The Back Page

Where's Dubya?

by

With $6 million already counted, George W. is a would-be presidential candidate so cocksure of his frontrunner’s position that he’s holding press conferences and photo-ops he doesn’t even bother to attend.

These are not the “virtual press conferences” Bush earlier suggested might occur, when he faced down a tough question put to him by Austin TV reporter Walt Maciborski (“Governor, are you going to use the Internet?”). These are, rather, Bush supporters flown in from out of state, served lunch at the Mansion, and herded into the south garden to endorse the yet-unofficial presidential candidacy of George W. Bush – while the Governor himself is nowhere to be seen.

As might be expected, these campaign events are not exactly newsworthy. Yet we show up to ask an obligatory question or two, as the endorsers try to explain why they have flown in from New York, or Washington, or in this particular case, Pennsylvania, to endorse George Bush. And the endorsers work hard. After all, it’s not easy to create news where there is none – in particular while two hundred yards northeast of the Governor’s Mansion, House Democrats are digging in to attempt to stop George W. from keeping 200,000 low-income children from qualifying for low-cost health insurance, and while a group of pro-business Democrats and Republicans are working to protect the state’s 1,000 grandfathered industrial plants from compliance with the Clean Air Act.

So hyperbole and generality is de rigueur here at the Manse. Consider Alan Novak, who led the delegation of Pennsylvania Republicans flown in for a March 31 lunch with Governor Bush – and the requisite endorsement event in the south garden.

“We’ve just come from a meeting with Governor Bush! And let me tell you that we’re here to ask Texas to share him with America! The Republican Party needs Governor Bush! The country needs Governor Bush! [Exclamation marks added!] And as I see it, the two Bush brothers with their fifty-seven electoral votes and the twenty-three Pennsylvania can add – we’re already a third of the way there.”

Novak droned on, about “Governor Bush and his record … a governor who cares about people, who connects with people, and who is concentrating on what Americans care about most.…” He threw in “a good public education for every child,” and a “vibrant job atmosphere,” and “an American quality of life that is better so that no one is left behind.” And on and on and on.
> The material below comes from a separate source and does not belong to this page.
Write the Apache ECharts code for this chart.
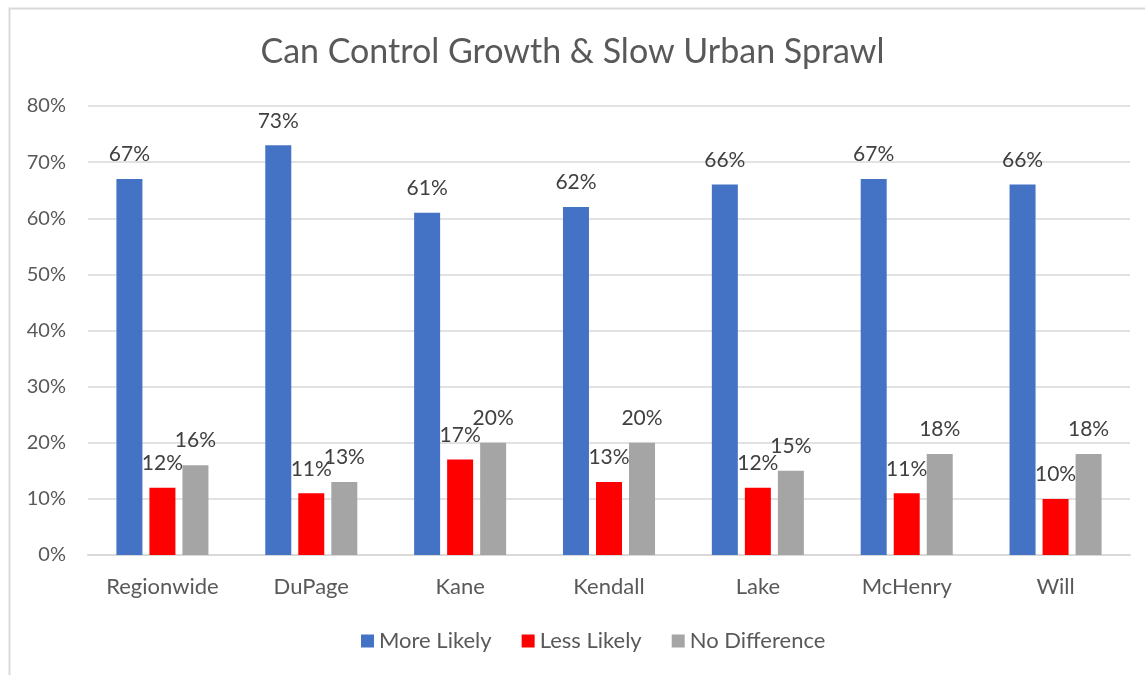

A reporter asked Novak about the Governor’s positions on “abortion, the economy, Medicare, Social Security, foreign policy, military defense spending.” “He gave us some clear pictures and answered some pretty direct questions today,” Novak responded. Asked what specific policies he could point to, Novak said: “All the above. Every one he just mentioned in the previous question.”

And therein lies the brilliance of the event. Repeatedly accused of refusing to answer specific questions about public policy, the Guv has now brought in surrogates who refuse to answer the same questions.

“Where’s the Governor?” a tourist at the back gate asked, as a state trooper waved the reporters out. “That,” The Back Page pondered, “is not an easy question to answer.”